Se necessario anche con operazioni spregiudicate. L’inedito «commissario ai sommergibili» infatti non è una novità. Già alla fine del 2004 l’allora ministro berlusconiano Antonio Marzano provò a introdurlo alla chetichella (ma senza riuscirci) nel decreto sulla competitività. Oggi ci risiamo. Nonostante a cinque anni di distanza da quell’accordo, cioè a metà progetto, si siano spesi centinaia di milioni con pochi risultati visibili.
Eppure il testo approvato in parlamento prometteva solennemente lo smaltimento di «circa 15 sottomarini all’anno». Ma è la stessa Sogin ad ammettere oggi sul suo sito che «allo stato attuale è in corso di svolgimento lo smantellamento di un primo sottomarino nucleare». Coraggio, viene da dire, ne restano altri 116. Secondo la relazione che accompagnava l’accordo bilaterale, infatti, la Russia ha dismesso all’inizio degli anni ’90 ben 193 sottomarini nucleari, di cui 117 dislocati nel mar Baltico. Di questi, 37 avevano ancora a bordo i due reattori necessari alla propulsione navale. «Migliaia di tonnellate di rifiuti radioattivi» - si legge sempre nella relazione al parlamento - sono conservate nelle baie di Murmansk e Arkhangelsk in «depositi spesso saturi e in cattivo stato». Tanto che la radioattività della zona «è paragonabile a quella di Chernobyl». Intervenire si doveva. Ma come controllare le spese effettuate?

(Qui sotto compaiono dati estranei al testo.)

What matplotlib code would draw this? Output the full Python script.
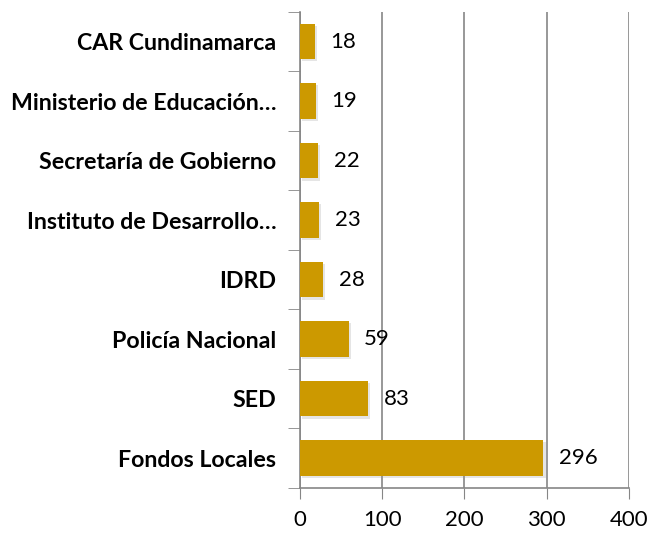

L’accordo, tanto per andare al sodo, prevede all’articolo 11 un’esenzione fiscale totale per l’Italia: tutti i soldi spesi a favore della «grande madre Russia» per personale, interventi o progetti nel settore nucleare sono esenti da qualsiasi tassa, dazio o imposta regionale e locale. Dunque da una rendicontazione fiscale a Mosca. Lo stato italiano paga. E nessuno controlla. In più, se qualche cittadino russo viene contagiato dalle radiazioni perché l’Italia non fa il suo dovere o lo fa male c’è una clausola esplicita che esonera il nostro paese da qualsiasi responsabilità legale e risarcitoria.
Stando ai bilanci Sogin, negli anni si creano uffici e si fanno viaggi soprattutto a Mosca. Secondo il rendiconto 2008 pubblicato su Internet per una benefica disposizione del governo Prodi, i sei consulenti russi nell’ufficio della capitale hanno ricevuto 293.600 euro di stipendi (circa 4mila euro al mese ciascuno). Mentre solo i costi di trasferta dei cinque funzionari italiani, almeno nel 2005, erano circa il doppio. Un miliardo di vecchie lire all’anno.
Se nel frattempo non si è smaltito neanche un sottomarino si è però già pensato a come trasportare il materiale radioattivo. Nel luglio scorso il ministro Scajola, senza nessuna gara europea grazie all’accordo bilaterale, ha affidato a Fincantieri il compito di realizzare una complessa nave «porta-scorie» la cui progettazione è costata 6,7 milioni di euro. E’ una commessa che vale da sola 71,5 milioni di euro.
Fincantieri prevede che la nave sarà varata a fine 2011.Ma l’Italia, nonostante la spesa, non la userà mai. Lo stesso accordo Putin-Berlusconi, infatti, la affida direttamente alla società armatrice Atomflot, affidataria diretta del Centro federale russo per la sicurezza nucleare. Dunque gli italiani pagano, i russi usano. Senza che finora nessuno sappia, almeno pubblicamente, verso dove viaggeranno, magari per sempre, i rifiuti nucleari della marina ex sovietica.